Kevin Eveleigh
- Birth name: Kevin Alfred Eveleigh
- Date of birth: 8 November 1947 (age 77)
- Place of birth: Palmerston North, New Zealand
- Height: 1.83 m (6 ft 0 in)
- Weight: 89 kg (196 lb)
- School: Otorohanga College
- Occupation(s): Farmer

Rugby union career
- Position(s): Flanker

Provincial / State sides
- Years: Team / Apps / (Points)
- 1969–78: Manawatu / 107 / ()
- 1981–82: Bay of Plenty /  / ()

International career
- Years: Team / Apps / (Points)
- 1974–77: New Zealand / 4 / (0)
- 1979–80: Rhodesia / 25

Coaching career
- Years: Team
- 1987: Manawatu

= Kevin Eveleigh =

Kevin Alfred Eveleigh (born 8 November 1947) is a former New Zealand rugby union player.

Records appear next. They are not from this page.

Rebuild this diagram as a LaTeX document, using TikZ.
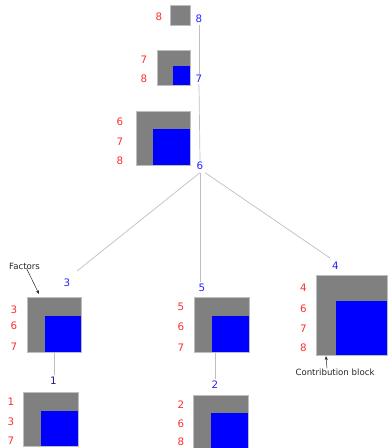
\documentclass[tikz,border=0pt]{standalone}
\usepackage{fontspec}
\setmainfont{DejaVu Sans}
\usetikzlibrary{arrows.meta}
\definecolor{lblred}{RGB}{255,45,45}
\definecolor{lblblue}{RGB}{35,35,255}
\definecolor{lblnavy}{RGB}{25,25,120}
\definecolor{boxgray}{RGB}{128,128,128}
\definecolor{boxedge}{RGB}{190,190,190}
\definecolor{connc}{RGB}{190,190,190}
\tikzset{
  redlbl/.style={text=lblred, font=\fontsize{10.3}{11}\selectfont, inner sep=1pt},
  bluelbl/.style={text=lblblue, font=\fontsize{10.3}{11}\selectfont, inner sep=1.5pt},
  graybox/.style={fill=boxgray, draw=boxedge, line width=0.5pt, anchor=north west, inner sep=0pt},
  bluebox/.style={fill=blue, draw=none, anchor=south east, inner sep=0pt},
  conn/.style={draw=connc, line width=0.7pt},
  note/.style={font=\fontsize{8.6}{9}\selectfont, text=black!85, inner sep=0pt},
  notearrow/.style={draw=black!85, line width=0.5pt, -{Stealth[length=4pt,width=3pt]}}
}
\begin{document}
\begin{tikzpicture}[x=1pt,y=-1pt]
\useasboundingbox (0,0) rectangle (388,448);
% ---- node 8
\node[graybox, minimum width=20pt, minimum height=20pt] (b8) at (170,5) {};
\node[redlbl] (r8a) at (159,17) {8};
\node[bluelbl] (l8) at (199,19) {8};
% ---- node 7
\node[graybox, minimum width=33pt, minimum height=35pt] (b7) at (157,50) {};
\node[bluebox, minimum width=17pt, minimum height=19pt] (c7) at (b7.south east) {};
\node[redlbl] (r7a) at (144,60) {7};
\node[redlbl] (r7b) at (144,79) {8};
\node[bluelbl] (l7) at (199,79) {7};
% ---- node 6
\node[graybox, minimum width=54pt, minimum height=54pt] (b6) at (136,111) {};
\node[bluebox, minimum width=37pt, minimum height=36pt] (c6) at (b6.south east) {};
\node[redlbl] (r6a) at (120,122) {6};
\node[redlbl] (r6b) at (120,142) {7};
\node[redlbl] (r6c) at (120,161) {8};
\node[bluelbl] (l6) at (200,166) {6};
% ---- node 3
\node[graybox, minimum width=54pt, minimum height=55pt] (b3) at (27,297) {};
\node[bluebox, minimum width=36pt, minimum height=36pt] (c3) at (b3.south east) {};
\node[redlbl] (r3a) at (14,309.5) {3};
\node[redlbl] (r3b) at (14,326) {6};
\node[redlbl] (r3c) at (14,347) {7};
\node[bluelbl] (l3) at (67,283) {3};
% ---- node 5
\node[graybox, minimum width=55pt, minimum height=55pt] (b5) at (194,297) {};
\node[bluebox, minimum width=37pt, minimum height=36pt] (c5) at (b5.south east) {};
\node[redlbl] (r5a) at (181,307) {5};
\node[redlbl] (r5b) at (181,327) {6};
\node[redlbl] (r5c) at (181,347.5) {7};
\node[bluelbl] (l5) at (202,287.5) {5};
% ---- node 4
\node[graybox, minimum width=71pt, minimum height=80pt] (b4) at (316,275) {};
\node[bluebox, minimum width=51pt, minimum height=54pt] (c4) at (b4.south east) {};
\node[redlbl] (r4a) at (303.5,288) {4};
\node[redlbl] (r4b) at (303.5,308.5) {6};
\node[redlbl] (r4c) at (303.5,329) {7};
\node[redlbl] (r4d) at (303.5,348) {8};
\node[bluelbl] (l4) at (335.5,266) {4};
% ---- node 1
\node[graybox, minimum width=55pt, minimum height=54pt] (b1) at (23,392) {};
\node[bluebox, minimum width=37pt, minimum height=35pt] (c1) at (b1.south east) {};
\node[redlbl] (r1a) at (11,402) {1};
\node[redlbl] (r1b) at (11,421.5) {3};
\node[redlbl] (r1c) at (11,441) {7};
\node[bluelbl, text=lblnavy] (l1) at (53.5,380.5) {1};
% ---- node 2
\node[graybox, minimum width=55pt, minimum height=54pt] (b2) at (193,395) {};
\node[bluebox, minimum width=37pt, minimum height=36pt] (c2) at (b2.south east) {};
\node[redlbl] (r2a) at (181,405) {2};
\node[redlbl] (r2b) at (181,423.5) {6};
\node[redlbl] (r2c) at (181,442) {8};
\node[bluelbl] (l2) at (215,385) {2};
% ---- connectors
\draw[conn] (l8.south) -- (l7.north);
\draw[conn] (l7.south) -- (l6.north);
\draw[conn] ([yshift=-1pt]l6.south) -- ([xshift=10pt,yshift=12pt]l3.center);
\draw[conn] ([yshift=-1pt]l6.south) -- (l6.south |- l5.north);
\draw[conn] ([xshift=5pt,yshift=-1pt]l6.south) -- ([xshift=-5.5pt,yshift=8pt]l4.center);
\draw[conn] (b3.south) -- (b3.south |- l1.north);
\draw[conn] (l2.north) -- (l2.north |- b5.south);
% ---- annotations
\node[note] (fac) at (24.5,266) {Factors};
\coordinate (facend) at (39,294);
\draw[notearrow] ([xshift=2pt,yshift=1pt]fac.south) -- (facend);
\node[note] (cb) at (335,372) {Contribution block};
\coordinate (cbend) at (326,356);
\draw[notearrow] (cb.north -| 327,0) -- (cbend);
\end{tikzpicture}
\end{document}
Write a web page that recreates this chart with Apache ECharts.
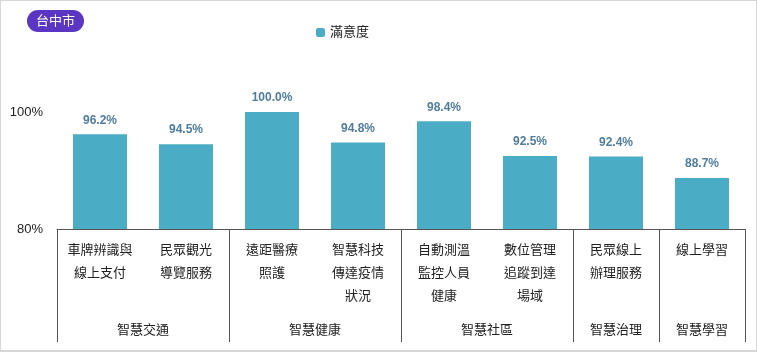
<!DOCTYPE html>
<html>
<head>
<meta charset="utf-8">
<script src="https://cdn.jsdelivr.net/npm/echarts@6/dist/echarts.min.js"></script>
<style>
  html, body { margin: 0; padding: 0; background: #fff; }
  .chartBox {
    width: 757px;
    height: 352px;
    box-sizing: border-box;
    border: 1px solid #d6d6d6;
    border-bottom-width: 2px;
  }
</style>
</head>
<body>
<div class="chartBox" id="main"></div>
<script>
// 項目名稱
const categories = [
  "車牌辨識與\n線上支付",
  "民眾觀光\n導覽服務",
  "遠距醫療\n照護",
  "智慧科技\n傳達疫情\n狀況",
  "自動測溫\n監控人員\n健康",
  "數位管理\n追蹤到達\n場域",
  "民眾線上\n辦理服務",
  "線上學習"
];
// 滿意度 (%)
const satisfaction = [96.2, 94.5, 100.0, 94.8, 98.4, 92.5, 92.4, 88.7];
// 分組與各組項目數
const groupNames = ["智慧交通", "智慧健康", "智慧社區", "智慧治理", "智慧學習"];
const groupSpans = [2, 2, 2, 1, 1];
const yTicks = [80, 100];

const font = "'Liberation Sans', 'Noto Sans CJK TC', sans-serif";

// 分組邊界 (類別 index) 與中心位置
const boundaries = [];
const groupCenters = {};
let acc = 0;
groupSpans.forEach((span, i) => {
  boundaries.push(acc);
  groupCenters[acc + span / 2] = groupNames[i];
  acc += span;
});

const chart = echarts.init(document.getElementById("main"));

chart.setOption({
  animation: false,
  title: {
    text: "台中市",
    left: 26,
    top: 9,
    backgroundColor: "#5b36c2",
    borderRadius: 11,
    padding: [5, 9, 4, 9],
    textStyle: { color: "#fff", fontSize: 13, fontWeight: "normal", fontFamily: font }
  },
  legend: {
    top: 20,
    left: 310,
    itemWidth: 9,
    itemHeight: 9,
    itemGap: 4,
    textStyle: { fontSize: 13, color: "#222", fontFamily: font },
    data: ["滿意度"]
  },
  grid: { left: 56, right: 11, top: 111, bottom: 121, containLabel: false },
  xAxis: [
    {
      type: "category",
      data: categories,
      axisLine: { lineStyle: { color: "#555", width: 1 } },
      axisTick: {
        show: true,
        length: 113,
        interval: (i) => boundaries.includes(i),
        lineStyle: { color: "#555" }
      },
      axisLabel: {
        interval: 0,
        margin: 10,
        lineHeight: 23,
        fontSize: 13,
        color: "#222",
        fontFamily: font,
        verticalAlign: "top"
      }
    },
    {
      type: "value",
      position: "bottom",
      min: 0,
      max: acc,
      interval: 0.5,
      offset: 95,
      axisLine: { show: false },
      axisTick: { show: false },
      splitLine: { show: false },
      axisLabel: {
        showMinLabel: true,
        showMaxLabel: true,
        hideOverlap: false,
        margin: 0,
        fontSize: 13,
        color: "#222",
        fontFamily: font,
        formatter: (v) => groupCenters[v] || ""
      }
    }
  ],
  yAxis: {
    type: "value",
    min: yTicks[0],
    max: yTicks[yTicks.length - 1],
    interval: 20,
    axisLine: { show: false },
    axisTick: { show: false },
    splitLine: { show: false },
    axisLabel: {
      margin: 14,
      fontSize: 13,
      color: "#222",
      fontFamily: font,
      formatter: "{value}%"
    }
  },
  series: [
    {
      name: "滿意度",
      type: "bar",
      xAxisIndex: 0,
      barWidth: 54,
      data: satisfaction,
      itemStyle: { color: "#4bacc6" },
      label: {
        show: true,
        position: "top",
        distance: 8,
        fontSize: 12,
        fontWeight: "bold",
        color: "#4f7d9e",
        fontFamily: font,
        formatter: (p) => p.value.toFixed(1) + "%"
      }
    }
  ]
});
</script>
</body>
</html>
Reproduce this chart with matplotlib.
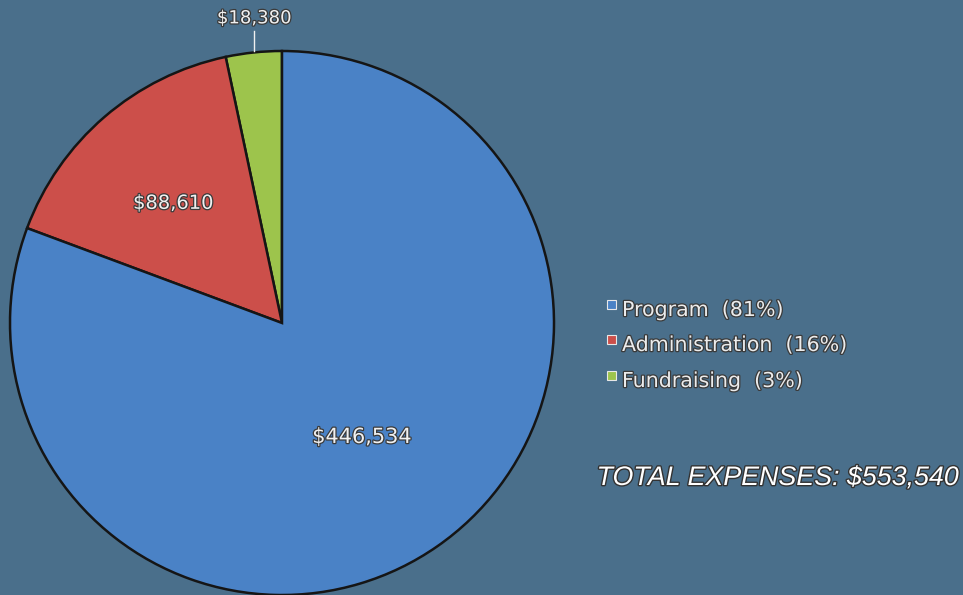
import matplotlib
matplotlib.use("Agg")
import matplotlib.pyplot as plt
import matplotlib.patheffects as pe
from matplotlib.patches import Rectangle

categories = ["Fundraising", "Administration", "Program"]
values = [18380, 88610, 446534]
colors = ["#9dc44c", "#cc4f4a", "#4a82c6"]
total_label = "TOTAL EXPENSES: $553,540"
legend_order = ["Program", "Administration", "Fundraising"]

bg = "#4a6f8b"
fig = plt.figure(figsize=(9.63, 5.95), dpi=100, facecolor=bg)
ax = fig.add_axes([10 / 963, -0.0 / 595, 544 / 963, 544 / 595])
ax.set_facecolor(bg)
wedges, _ = ax.pie(values, colors=colors, startangle=90, counterclock=True,
                   radius=1.0, center=(0, 0),
                   wedgeprops=dict(edgecolor="#151515", linewidth=1.8))
ax.set_xlim(-1, 1)
ax.set_ylim(-1, 1)
ax.set_aspect("equal")
ax.axis("off")

shadow = [pe.withStroke(linewidth=1.8, foreground="#3a3a3a")]
label_pos = {"Program": (0.294, -0.419), "Administration": (-0.40, 0.44),
             "Fundraising": (-0.103, 1.12)}
label_size = {"Program": 15, "Administration": 14, "Fundraising": 13}
for cat, v in zip(categories, values):
    x, y = label_pos[cat]
    ax.text(x, y, f"${v:,}", color="#f0f0f0", fontsize=label_size[cat], ha="center",
            va="center", path_effects=shadow, clip_on=False,
            family="DejaVu Sans")
# leader line for the small slice
ax.plot([-0.103, -0.103], [1.075, 1.0], color="#f0f0f0", lw=1, clip_on=False)

total = sum(values)
rows_y = [310, 345, 381]
for name, ry in zip(legend_order, rows_y):
    i = categories.index(name)
    pct = round(values[i] / total * 100)
    fig.patches.append(Rectangle((607 / 963, 1 - (ry - 1) / 595), 9 / 963, 9 / 595,
                                 transform=fig.transFigure, facecolor=colors[i],
                                 edgecolor="#e8e8e8", linewidth=0.8))
    fig.text(622 / 963, 1 - ry / 595, f"{name}  ({pct}%)", color="#ececec",
             fontsize=14.8, ha="left", va="center", path_effects=shadow,
             family="DejaVu Sans")

fig.text(958 / 963, 1 - 478 / 595, total_label, color="white", fontsize=19.3,
         style="italic", ha="right", va="center", family="Liberation Sans",
         path_effects=[pe.withStroke(linewidth=2, foreground="#333333")])

fig.savefig("out.png", dpi=100, facecolor=bg)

A flanker, Eveleigh represented Manawatu and Bay of Plenty at a provincial level, and was a member of the New Zealand national side, the All Blacks, from 1974 to 1977. He played 30 matches for the All Blacks including four internationals. He later captained Rhodesia between 1979 and 1980, and was the coach of Manawatu in 1987. In 1988, he was one of the first two "celebrity entries"—alongside Brian Ford—at the annual Coast to Coast adventure race.